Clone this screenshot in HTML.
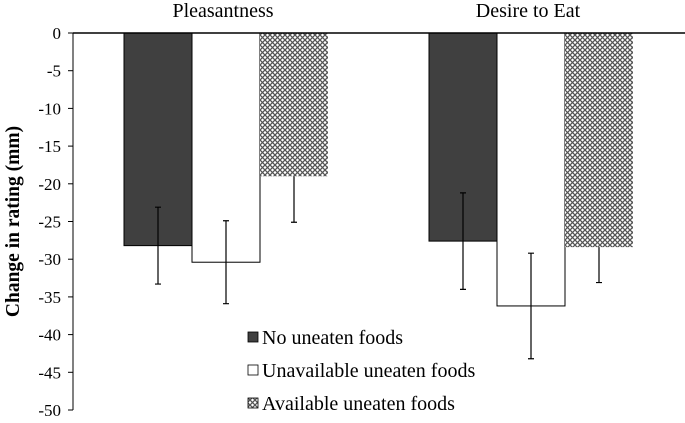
<!DOCTYPE html>
<html><head><meta charset="utf-8"><style>
body{margin:0;background:#fff;}
svg{display:block;font-family:"Liberation Serif",serif;}
</style></head><body>
<svg id="chart" width="685" height="423" viewBox="0 0 685 423">
<defs>
<pattern id="hatch" width="5" height="5" patternUnits="userSpaceOnUse">
<rect width="5" height="5" fill="#fff"/>
<path d="M0,0 L5,5 M5,0 L0,5" stroke="#555" stroke-width="1.3"/>
</pattern>
</defs>
<g id="plot"></g>
</svg>
<script>
const categories=["Pleasantness","Desire to Eat"];
const seriesNames=["No uneaten foods","Unavailable uneaten foods","Available uneaten foods"];
const noUneaten=[-28.2,-27.6];
const unavailable=[-30.4,-36.2];
const available=[-19.0,-28.4];
const errNo=[5.1,6.4];
const errUnavail=[5.5,7.0];
const errAvail=[6.1,4.7];
const yTicks=[0,-5,-10,-15,-20,-25,-30,-35,-40,-45,-50];

const NS="http://www.w3.org/2000/svg";
const g=document.getElementById('plot');
const x0=73, y0=33, yScaleK=7.54;
function y(v){return y0-v*yScaleK;}
const groupStart=[124,429], barW=68;
function mk(tag,attrs){const e=document.createElementNS(NS,tag);for(const k in attrs)e.setAttribute(k,attrs[k]);g.appendChild(e);return e;}

yTicks.forEach(t=>{
  const l=mk('line',{x1:x0-5,x2:x0,y1:y(t),y2:y(t),stroke:'#000','stroke-width':1});
  
  
  const tx=mk('text',{x:x0-12,y:y(t)+6,'text-anchor':'end','font-size':17});
  tx.textContent=t;
  
  
});
const ax=mk('line',{x1:x0,x2:x0,y1:y(0),y2:y(-50),stroke:'#000','stroke-width':1});



const series=[noUneaten,unavailable,available];
const errs=[errNo,errUnavail,errAvail];
const fills=['#404040','#fff','url(#hatch)'];
categories.forEach((c,i)=>{
  series.forEach((s,j)=>{
    const bx=groupStart[i]+j*barW;
    const r=mk('rect',{x:bx,y:y(0),width:barW,height:y(s[i])-y(0),fill:fills[j],stroke:j===2?'none':'#000','stroke-width':1});
    
    
    const cx=bx+barW/2;
    const top=j===2?s[i]:s[i]+errs[j][i];
    const e=mk('path',{d:`M${cx},${y(top)}V${y(s[i]-errs[j][i])}M${cx-3},${y(s[i]-errs[j][i])}H${cx+3}`+(j===2?'':`M${cx-3},${y(s[i]+errs[j][i])}H${cx+3}`),stroke:'#000','stroke-width':1.2,fill:'none'});
    
    
  });
  const ct=mk('text',{x:groupStart[i]+barW*1.5-3,y:17,'text-anchor':'middle','font-size':20});
  ct.textContent=c;
  
  
});
const zl=mk('line',{x1:x0,x2:685,y1:y(0),y2:y(0),stroke:'#000','stroke-width':1.5});



const yt=mk('text',{x:0,y:0,transform:`translate(19,${(y(0)+y(-50))/2}) rotate(-90)`,'text-anchor':'middle','font-size':19.5,'font-weight':'bold'});
yt.textContent='Change in rating (mm)';



seriesNames.forEach((n,j)=>{
  const ly=344+j*33;
  const r=mk('rect',{x:248,y:ly-12,width:10,height:10,fill:fills[j],stroke:'#000','stroke-width':0.8});
  
  
  const t=mk('text',{x:262,y:ly,'font-size':20});
  t.textContent=n;
  
  
});
</script>
</body></html>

------------------------

# [TASK DETAILS]
Pictures excluded, repeat exactly the lines from the top of the material through the line with "e=document.createElementNS(NS,tag);for(const k in", including both of those lines.

# [SOLUTION]
Clone this screenshot in HTML.
<!DOCTYPE html>
<html><head><meta charset="utf-8"><style>
body{margin:0;background:#fff;}
svg{display:block;font-family:"Liberation Serif",serif;}
</style></head><body>
<svg id="chart" width="685" height="423" viewBox="0 0 685 423">
<defs>
<pattern id="hatch" width="5" height="5" patternUnits="userSpaceOnUse">
<rect width="5" height="5" fill="#fff"/>
<path d="M0,0 L5,5 M5,0 L0,5" stroke="#555" stroke-width="1.3"/>
</pattern>
</defs>
<g id="plot"></g>
</svg>
<script>
const categories=["Pleasantness","Desire to Eat"];
const seriesNames=["No uneaten foods","Unavailable uneaten foods","Available uneaten foods"];
const noUneaten=[-28.2,-27.6];
const unavailable=[-30.4,-36.2];
const available=[-19.0,-28.4];
const errNo=[5.1,6.4];
const errUnavail=[5.5,7.0];
const errAvail=[6.1,4.7];
const yTicks=[0,-5,-10,-15,-20,-25,-30,-35,-40,-45,-50];

const NS="http://www.w3.org/2000/svg";
const g=document.getElementById('plot');
const x0=73, y0=33, yScaleK=7.54;
function y(v){return y0-v*yScaleK;}
const groupStart=[124,429], barW=68;
function mk(tag,attrs){const e=document.createElementNS(NS,tag);for(const k in attrs)e.setAttribute(k,attrs[k]);g.appendChild(e);return e;}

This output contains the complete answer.